Request for Community
Over the past year, we’ve seen the community around Hello Interview grow massively - from just a few early users (you know who you are, thank you!) to O(100k) monthly visitors. While the thousands of emails and comments have been a great way to get to know you all, we feel like we’re missing an opportunity to help you in your journey.
This request is short: we’d love to hear your ideas on how we can help connect the Hello Interview community. We’ve heard interest in a Discord, do you have ideas of things you want to see there? Some users have requested the ability to connect with peers in a cohort, what things would you want to talk about? We love when people send us their experience in interviews, how can we best privately and anonymously share those with others?

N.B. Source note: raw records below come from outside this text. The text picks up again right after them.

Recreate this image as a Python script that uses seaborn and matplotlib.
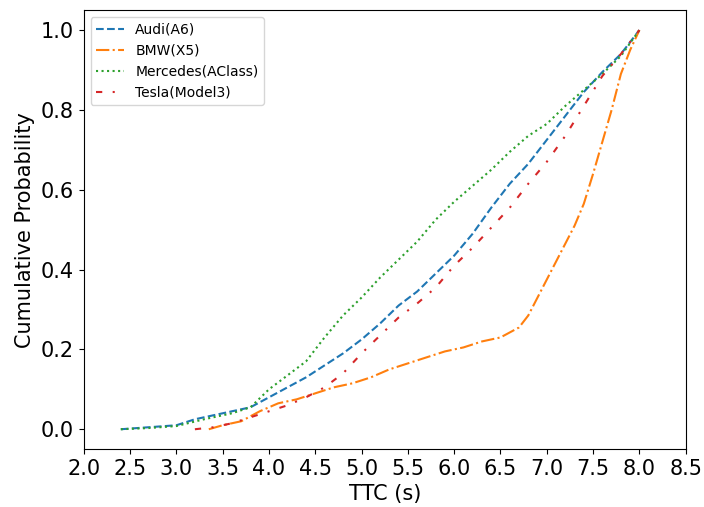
import numpy as np
import pandas as pd
import matplotlib
matplotlib.use("Agg")
import matplotlib.pyplot as plt
import seaborn as sns

audi_x = [2.4, 2.7, 3.0, 3.2, 3.4, 3.6, 3.8, 4.0, 4.2, 4.4, 4.6, 4.8, 5.0, 5.2, 5.4, 5.6, 5.8, 6.0, 6.2, 6.4, 6.6, 6.8, 7.0, 7.2, 7.4, 7.6, 7.8, 8.0]
audi_y = [0.0, 0.005, 0.01, 0.025, 0.035, 0.045, 0.055, 0.08, 0.105, 0.13, 0.16, 0.19, 0.225, 0.265, 0.31, 0.345, 0.39, 0.435, 0.49, 0.555, 0.615, 0.665, 0.725, 0.785, 0.845, 0.895, 0.94, 1.0]

bmw_x = [3.35, 3.5, 3.7, 3.9, 4.1, 4.3, 4.5, 4.7, 4.9, 5.1, 5.3, 5.5, 5.7, 5.9, 6.1, 6.3, 6.5, 6.7, 6.8, 6.9, 7.0, 7.1, 7.2, 7.3, 7.4, 7.5, 7.6, 7.7, 7.8, 7.9, 8.0]
bmw_y = [0.0, 0.01, 0.02, 0.045, 0.065, 0.075, 0.09, 0.105, 0.115, 0.13, 0.15, 0.165, 0.18, 0.195, 0.205, 0.22, 0.23, 0.255, 0.285, 0.33, 0.375, 0.42, 0.465, 0.51, 0.565, 0.64, 0.72, 0.8, 0.89, 0.95, 1.0]

merc_x = [2.4, 2.7, 3.0, 3.3, 3.6, 3.8, 4.0, 4.2, 4.4, 4.6, 4.8, 5.0, 5.2, 5.4, 5.6, 5.8, 6.0, 6.2, 6.4, 6.6, 6.8, 7.0, 7.2, 7.4, 7.6, 7.8, 8.0]
merc_y = [0.0, 0.003, 0.008, 0.025, 0.04, 0.055, 0.1, 0.135, 0.17, 0.23, 0.285, 0.33, 0.38, 0.425, 0.47, 0.525, 0.57, 0.61, 0.65, 0.695, 0.735, 0.765, 0.81, 0.85, 0.89, 0.935, 1.0]

tesla_x = [3.2, 3.4, 3.6, 3.8, 4.0, 4.2, 4.4, 4.6, 4.8, 5.0, 5.2, 5.4, 5.6, 5.8, 6.0, 6.2, 6.4, 6.6, 6.8, 7.0, 7.2, 7.4, 7.6, 7.8, 8.0]
tesla_y = [0.0, 0.005, 0.015, 0.03, 0.045, 0.06, 0.08, 0.105, 0.14, 0.19, 0.235, 0.28, 0.315, 0.355, 0.41, 0.455, 0.505, 0.555, 0.615, 0.67, 0.735, 0.81, 0.885, 0.94, 1.0]

labels = ["Audi(A6)", "BMW(X5)", "Mercedes(AClass)", "Tesla(Model3)"]
xs = [audi_x, bmw_x, merc_x, tesla_x]
ys = [audi_y, bmw_y, merc_y, tesla_y]

rows = []
for lab, xx, yy in zip(labels, xs, ys):
    for a, b in zip(xx, yy):
        rows.append((lab, a, b))
df = pd.DataFrame(rows, columns=["car", "TTC", "prob"])

plt.rcParams['font.family'] = ['DejaVu Sans']

fig = plt.figure(figsize=(7.04, 5.07), dpi=100)
ax = fig.add_axes([0.119, 0.114, 0.855, 0.866])

palette = {labels[0]: "#1f77b4", labels[1]: "#ff7f0e", labels[2]: "#2ca02c", labels[3]: "#d62728"}
dashes = {labels[0]: (3.7, 1.6), labels[1]: (6.4, 1.6, 1, 1.6), labels[2]: (1, 1.65), labels[3]: (3, 5, 1, 5)}

sns.lineplot(data=df, x="TTC", y="prob", hue="car", style="car", palette=palette,
             dashes=dashes, sort=False, estimator=None, linewidth=1.5, ax=ax)

ax.set_xlim(2.0, 8.5)
ax.set_xticks(np.arange(2.0, 8.51, 0.5))
ax.set_ylim(-0.05, 1.05)
ax.set_yticks([0.0, 0.2, 0.4, 0.6, 0.8, 1.0])
ax.tick_params(labelsize=15)
ax.set_xlabel("TTC (s)", fontsize=15)
ax.set_ylabel("Cumulative Probability", fontsize=15)
leg = ax.legend(loc="upper left", fontsize=10, title=None)

fig.savefig("out.png", dpi=100)
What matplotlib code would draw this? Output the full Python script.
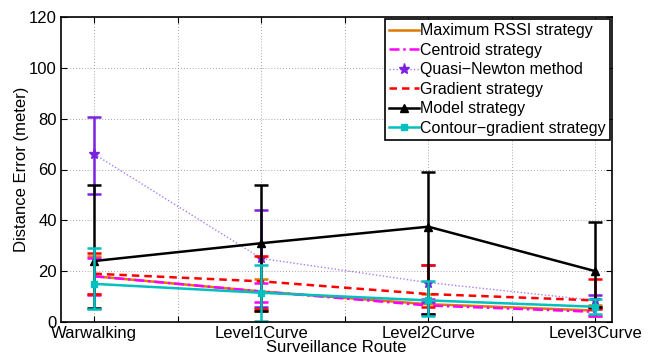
import matplotlib
matplotlib.use("Agg")
import matplotlib.pyplot as plt

plt.rcParams["font.family"] = ["Liberation Sans", "DejaVu Sans"]

routes = ["Warwalking", "Level1Curve", "Level2Curve", "Level3Curve"]
xpos = [1, 2, 3, 4]

# mean, lower bound, upper bound of each strategy's error (meters)
max_rssi = [18, 12, 7, 4.5]
max_rssi_lo = [11, 4.5, 3, 2.5]
max_rssi_hi = [26, 17, 11, 6.5]

centroid = [18, 12, 6.5, 4]
centroid_lo = [10.5, 8, 3, 2.5]
centroid_hi = [25, 15.5, 9, 5.5]

quasi = [66, 25, 15.5, 8.5]
quasi_lo = [50.5, 6, 8, 6]
quasi_hi = [80.5, 44, 22.5, 10.5]

gradient = [19, 16, 11, 8.5]
gradient_lo = [11, 5, 6, 5]
gradient_hi = [27, 26, 22.5, 17]

model = [24, 31, 37.5, 20]
model_lo = [5.5, 4.5, 3, 6]
model_hi = [54, 54, 59, 39.5]

contour = [15, 11.5, 8.5, 6]
contour_lo = [5, 0.5, 2.5, 3]
contour_hi = [29, 22.5, 16, 9]

series = [
    ("Maximum RSSI strategy", max_rssi, max_rssi_lo, max_rssi_hi,
     dict(color="#e07b00", ls="-", marker=None, lw=1.8), "#e07b00"),
    ("Centroid strategy", centroid, centroid_lo, centroid_hi,
     dict(color="#ff00ff", ls=(0, (4, 1.5, 1, 1.5)), marker=None, lw=1.8),
     "#ff00ff"),
    ("Quasi\u2212Newton method", quasi, quasi_lo, quasi_hi,
     dict(color="#a77ff5", ls=(0, (1, 1.5)), marker="*", ms=8, lw=1.0,
          mfc="#7a22e0", mec="#7a22e0"), "#7a22e0"),
    ("Gradient strategy", gradient, gradient_lo, gradient_hi,
     dict(color="#ff0000", ls=(0, (3, 2)), marker=None, lw=1.8), "#ff0000"),
    ("Model strategy", model, model_lo, model_hi,
     dict(color="black", ls="-", marker="^", ms=6, lw=1.8), "black"),
    ("Contour\u2212gradient strategy", contour, contour_lo, contour_hi,
     dict(color="#00c0c0", ls="-", marker="s", ms=4, lw=1.8), "#00c0c0"),
]

fig = plt.figure(figsize=(6.56, 3.54), dpi=100)
ax = fig.add_axes([61 / 656, 1 - 322 / 354, (612 - 61) / 656, (322 - 17) / 354])

for label, mean, lo, hi, style, ecol in series:
    yerr = [[m - l for m, l in zip(mean, lo)], [h - m for m, h in zip(mean, hi)]]
    ax.errorbar(xpos, mean, yerr=yerr, fmt="none", ecolor=ecol,
                elinewidth=1.8, capsize=5, capthick=1.8)
    ax.plot(xpos, mean, label=label, **style)

ax.set_xlim(0.8, 4.1)
ax.set_ylim(0, 120)
ax.set_xticks([1, 1.5, 2, 2.5, 3, 3.5, 4])
ax.set_xticklabels([routes[0], "", routes[1], "", routes[2], "", routes[3]])
ax.set_yticks(range(0, 121, 20))
ax.tick_params(direction="in", top=True, right=True, labelsize=12, length=4,
               pad=3)
ax.grid(True, ls=(0, (1, 2.5)), color="#888888", lw=0.6)
for s in ax.spines.values():
    s.set_linewidth(1.2)

ax.set_ylabel("Distance Error (meter)", fontsize=12, labelpad=0)
ax.set_xlabel("Surveillance Route", fontsize=12, labelpad=-1)

leg = ax.legend(loc="upper right", fontsize=11.5, frameon=True, fancybox=False,
                borderpad=0.25, labelspacing=0.28, handlelength=1.9,
                handletextpad=0.05, borderaxespad=0.15, framealpha=1)
leg.get_frame().set_edgecolor("black")
leg.get_frame().set_linewidth(1.2)

fig.savefig("out.png", dpi=100)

If you have answers to these questions or ideas on how we should structure the community, we are excited to hear them! Email community@hellointerview.com and we’ll discuss more. And stay tuned for updates from us on this front.
I find this article more harmful than useful. Developers read such articles and start to think that optimizations are not needed. They can write very straightforward code and the hardware will do the magic.
In reality, we have Jira, a single page of which may download 27(!) megabytes of JS. Is it because the developers thought everyone already has a 10 Gbps network?
We have Facebook iOS app that takes 1.2 TB of the phone's storage (350 MB of the app + 850 MB of caches). Is it because the storage is cheap and fast?
I think that a developer should always care about performance and should try to consume fewer resources. Because in the end these terabytes of memory, hundreds of CPU cores, and gigabit throughputs cost money. If developers think about the software but not only hardware, we will live in a different world where services and apps are fast and small and do not require 48 CPU cores to do their job.
It is all true but how does it map to the costs? Operational costs for such solutions might be rather high for many businesses, imo.